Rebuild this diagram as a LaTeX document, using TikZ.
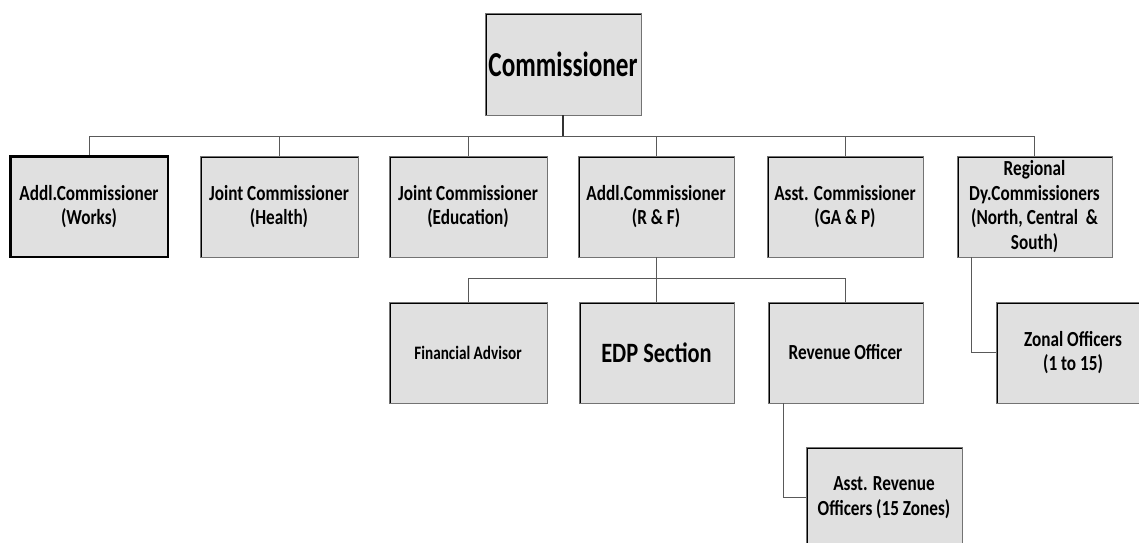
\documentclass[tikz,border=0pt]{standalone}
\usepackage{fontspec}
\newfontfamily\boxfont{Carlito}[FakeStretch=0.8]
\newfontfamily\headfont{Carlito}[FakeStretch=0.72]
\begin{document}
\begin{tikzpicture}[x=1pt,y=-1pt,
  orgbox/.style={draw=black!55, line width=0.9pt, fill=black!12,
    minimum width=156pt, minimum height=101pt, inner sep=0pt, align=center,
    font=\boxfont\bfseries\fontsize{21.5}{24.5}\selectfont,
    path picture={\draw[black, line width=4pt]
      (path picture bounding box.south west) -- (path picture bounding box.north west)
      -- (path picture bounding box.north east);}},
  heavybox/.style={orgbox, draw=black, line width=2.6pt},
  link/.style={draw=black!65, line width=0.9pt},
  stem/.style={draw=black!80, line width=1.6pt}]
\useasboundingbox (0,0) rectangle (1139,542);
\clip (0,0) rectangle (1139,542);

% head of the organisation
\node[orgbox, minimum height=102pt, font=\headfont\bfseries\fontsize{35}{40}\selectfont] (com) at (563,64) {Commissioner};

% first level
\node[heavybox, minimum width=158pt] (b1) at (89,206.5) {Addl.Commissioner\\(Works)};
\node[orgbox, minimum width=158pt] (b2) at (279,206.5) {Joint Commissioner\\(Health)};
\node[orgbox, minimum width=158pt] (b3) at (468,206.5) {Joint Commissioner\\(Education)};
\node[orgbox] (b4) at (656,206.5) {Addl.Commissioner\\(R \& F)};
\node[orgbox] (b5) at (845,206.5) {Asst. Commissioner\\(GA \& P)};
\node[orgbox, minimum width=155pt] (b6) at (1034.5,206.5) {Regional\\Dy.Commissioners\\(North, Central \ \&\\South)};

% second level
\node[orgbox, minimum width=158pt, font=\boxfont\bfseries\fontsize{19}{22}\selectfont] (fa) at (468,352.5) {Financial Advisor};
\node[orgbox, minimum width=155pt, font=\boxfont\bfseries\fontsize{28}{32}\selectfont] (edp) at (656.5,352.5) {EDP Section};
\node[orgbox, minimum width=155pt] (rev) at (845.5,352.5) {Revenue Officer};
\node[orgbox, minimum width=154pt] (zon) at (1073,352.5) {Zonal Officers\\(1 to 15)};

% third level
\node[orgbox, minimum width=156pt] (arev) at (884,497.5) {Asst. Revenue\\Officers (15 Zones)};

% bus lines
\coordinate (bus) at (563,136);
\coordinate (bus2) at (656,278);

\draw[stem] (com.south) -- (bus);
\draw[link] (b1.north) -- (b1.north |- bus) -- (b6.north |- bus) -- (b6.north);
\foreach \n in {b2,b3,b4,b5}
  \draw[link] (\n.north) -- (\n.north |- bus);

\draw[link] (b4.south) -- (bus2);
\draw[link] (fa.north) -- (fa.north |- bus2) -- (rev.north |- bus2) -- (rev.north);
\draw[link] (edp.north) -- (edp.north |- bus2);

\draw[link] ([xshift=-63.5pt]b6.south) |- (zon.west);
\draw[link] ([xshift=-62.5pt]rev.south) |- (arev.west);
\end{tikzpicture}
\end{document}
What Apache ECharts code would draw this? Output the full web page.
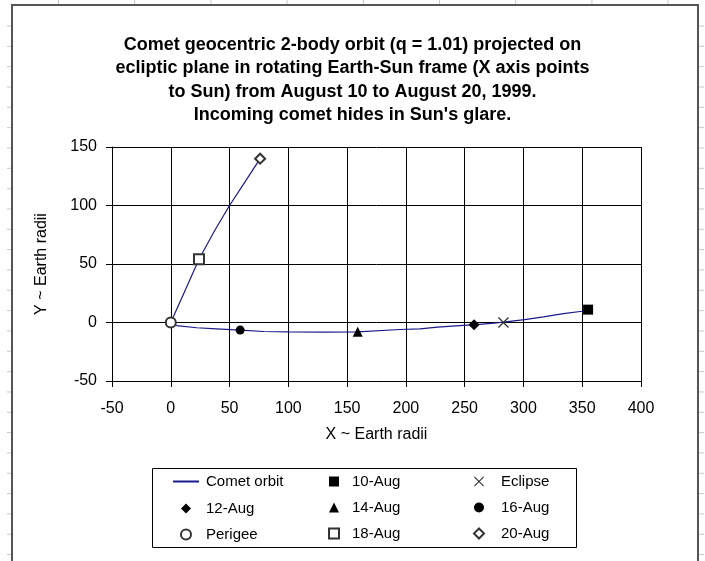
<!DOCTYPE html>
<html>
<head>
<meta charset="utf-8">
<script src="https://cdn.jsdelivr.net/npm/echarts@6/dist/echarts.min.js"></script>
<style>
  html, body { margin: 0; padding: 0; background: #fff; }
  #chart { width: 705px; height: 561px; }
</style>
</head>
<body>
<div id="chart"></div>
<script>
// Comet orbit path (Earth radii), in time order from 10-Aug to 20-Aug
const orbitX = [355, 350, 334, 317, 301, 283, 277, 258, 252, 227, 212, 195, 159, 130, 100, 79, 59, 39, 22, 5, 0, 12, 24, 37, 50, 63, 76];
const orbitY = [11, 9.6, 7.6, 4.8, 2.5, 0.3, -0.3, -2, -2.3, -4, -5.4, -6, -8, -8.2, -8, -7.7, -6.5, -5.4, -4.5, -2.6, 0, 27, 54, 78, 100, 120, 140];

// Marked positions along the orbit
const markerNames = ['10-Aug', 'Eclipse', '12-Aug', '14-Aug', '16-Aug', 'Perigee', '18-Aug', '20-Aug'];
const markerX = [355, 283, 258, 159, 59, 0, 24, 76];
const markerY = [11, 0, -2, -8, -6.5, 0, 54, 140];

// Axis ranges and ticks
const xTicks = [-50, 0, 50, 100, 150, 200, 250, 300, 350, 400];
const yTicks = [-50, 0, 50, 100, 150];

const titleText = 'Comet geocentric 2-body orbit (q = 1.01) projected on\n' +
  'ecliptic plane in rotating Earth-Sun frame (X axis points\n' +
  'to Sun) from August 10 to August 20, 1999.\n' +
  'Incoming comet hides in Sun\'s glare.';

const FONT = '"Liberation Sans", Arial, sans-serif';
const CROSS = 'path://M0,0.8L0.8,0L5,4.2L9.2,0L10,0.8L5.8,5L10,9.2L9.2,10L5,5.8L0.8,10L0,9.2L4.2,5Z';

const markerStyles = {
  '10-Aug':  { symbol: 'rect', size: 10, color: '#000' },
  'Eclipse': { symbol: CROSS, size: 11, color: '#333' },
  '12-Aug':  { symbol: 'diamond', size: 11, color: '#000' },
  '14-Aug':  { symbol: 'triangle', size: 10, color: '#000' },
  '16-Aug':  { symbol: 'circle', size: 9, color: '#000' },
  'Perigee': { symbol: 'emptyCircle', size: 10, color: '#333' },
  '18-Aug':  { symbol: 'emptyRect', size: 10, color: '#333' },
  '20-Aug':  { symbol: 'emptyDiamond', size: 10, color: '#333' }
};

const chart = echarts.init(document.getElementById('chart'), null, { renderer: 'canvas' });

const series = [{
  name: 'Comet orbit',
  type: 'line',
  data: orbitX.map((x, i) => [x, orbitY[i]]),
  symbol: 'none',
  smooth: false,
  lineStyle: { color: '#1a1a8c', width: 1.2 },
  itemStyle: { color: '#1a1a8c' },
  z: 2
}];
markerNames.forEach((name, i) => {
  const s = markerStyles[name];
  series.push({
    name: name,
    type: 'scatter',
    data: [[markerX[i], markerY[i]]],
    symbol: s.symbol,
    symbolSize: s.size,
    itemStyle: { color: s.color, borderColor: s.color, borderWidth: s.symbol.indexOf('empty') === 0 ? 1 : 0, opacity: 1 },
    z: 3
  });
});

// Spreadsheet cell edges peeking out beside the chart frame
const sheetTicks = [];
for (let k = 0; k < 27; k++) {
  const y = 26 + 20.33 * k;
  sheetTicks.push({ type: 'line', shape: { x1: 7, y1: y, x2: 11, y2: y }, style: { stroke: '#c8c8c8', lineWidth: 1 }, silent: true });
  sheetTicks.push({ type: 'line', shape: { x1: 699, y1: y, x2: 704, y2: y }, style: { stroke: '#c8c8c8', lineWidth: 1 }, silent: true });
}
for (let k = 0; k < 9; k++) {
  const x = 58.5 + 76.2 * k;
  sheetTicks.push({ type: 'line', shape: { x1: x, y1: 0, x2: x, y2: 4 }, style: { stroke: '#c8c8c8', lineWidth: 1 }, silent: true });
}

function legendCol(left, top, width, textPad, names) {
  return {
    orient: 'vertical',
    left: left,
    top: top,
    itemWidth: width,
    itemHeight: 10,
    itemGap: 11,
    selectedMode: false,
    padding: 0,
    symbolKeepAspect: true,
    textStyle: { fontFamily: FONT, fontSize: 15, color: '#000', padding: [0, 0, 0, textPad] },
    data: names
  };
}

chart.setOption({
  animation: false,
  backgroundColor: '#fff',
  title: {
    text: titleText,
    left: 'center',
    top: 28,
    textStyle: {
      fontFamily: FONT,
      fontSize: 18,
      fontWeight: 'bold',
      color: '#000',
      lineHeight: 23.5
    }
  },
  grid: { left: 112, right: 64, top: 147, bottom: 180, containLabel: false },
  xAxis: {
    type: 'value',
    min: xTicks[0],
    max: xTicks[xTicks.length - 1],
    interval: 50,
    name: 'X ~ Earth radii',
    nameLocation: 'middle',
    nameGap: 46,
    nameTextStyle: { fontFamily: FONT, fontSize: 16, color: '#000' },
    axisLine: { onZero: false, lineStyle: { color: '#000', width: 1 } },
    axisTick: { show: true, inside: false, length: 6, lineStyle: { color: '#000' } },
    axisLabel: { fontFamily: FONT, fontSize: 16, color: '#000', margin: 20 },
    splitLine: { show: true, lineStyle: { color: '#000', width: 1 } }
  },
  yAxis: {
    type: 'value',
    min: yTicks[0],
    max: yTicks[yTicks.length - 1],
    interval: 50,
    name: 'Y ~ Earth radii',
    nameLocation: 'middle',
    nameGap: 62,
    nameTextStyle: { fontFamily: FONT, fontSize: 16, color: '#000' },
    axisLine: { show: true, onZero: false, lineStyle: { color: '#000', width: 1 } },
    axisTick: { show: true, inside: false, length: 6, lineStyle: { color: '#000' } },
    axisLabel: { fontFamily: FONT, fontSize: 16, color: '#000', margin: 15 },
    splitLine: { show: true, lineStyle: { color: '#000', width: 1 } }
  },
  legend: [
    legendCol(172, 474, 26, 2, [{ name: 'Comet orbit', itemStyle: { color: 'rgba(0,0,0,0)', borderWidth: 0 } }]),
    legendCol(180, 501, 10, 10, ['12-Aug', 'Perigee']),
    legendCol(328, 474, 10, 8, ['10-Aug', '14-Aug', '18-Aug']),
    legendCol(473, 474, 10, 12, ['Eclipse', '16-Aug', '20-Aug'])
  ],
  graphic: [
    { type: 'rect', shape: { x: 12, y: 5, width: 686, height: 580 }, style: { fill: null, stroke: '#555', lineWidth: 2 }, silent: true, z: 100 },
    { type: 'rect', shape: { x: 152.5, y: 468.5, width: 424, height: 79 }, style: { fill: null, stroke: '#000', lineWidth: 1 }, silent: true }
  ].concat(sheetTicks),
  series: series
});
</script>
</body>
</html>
※ ※ ※
## SHORT EXERCISE
Take only the lines above from the one that has "What Apache ECharts" through the one that has "100, 120, 140];" and reproduce them exactly, omitting any pictures.

## ANSWER TO THIS EXERCISE
What Apache ECharts code would draw this? Output the full web page.
<!DOCTYPE html>
<html>
<head>
<meta charset="utf-8">
<script src="https://cdn.jsdelivr.net/npm/echarts@6/dist/echarts.min.js"></script>
<style>
  html, body { margin: 0; padding: 0; background: #fff; }
  #chart { width: 705px; height: 561px; }
</style>
</head>
<body>
<div id="chart"></div>
<script>
// Comet orbit path (Earth radii), in time order from 10-Aug to 20-Aug
const orbitX = [355, 350, 334, 317, 301, 283, 277, 258, 252, 227, 212, 195, 159, 130, 100, 79, 59, 39, 22, 5, 0, 12, 24, 37, 50, 63, 76];
const orbitY = [11, 9.6, 7.6, 4.8, 2.5, 0.3, -0.3, -2, -2.3, -4, -5.4, -6, -8, -8.2, -8, -7.7, -6.5, -5.4, -4.5, -2.6, 0, 27, 54, 78, 100, 120, 140];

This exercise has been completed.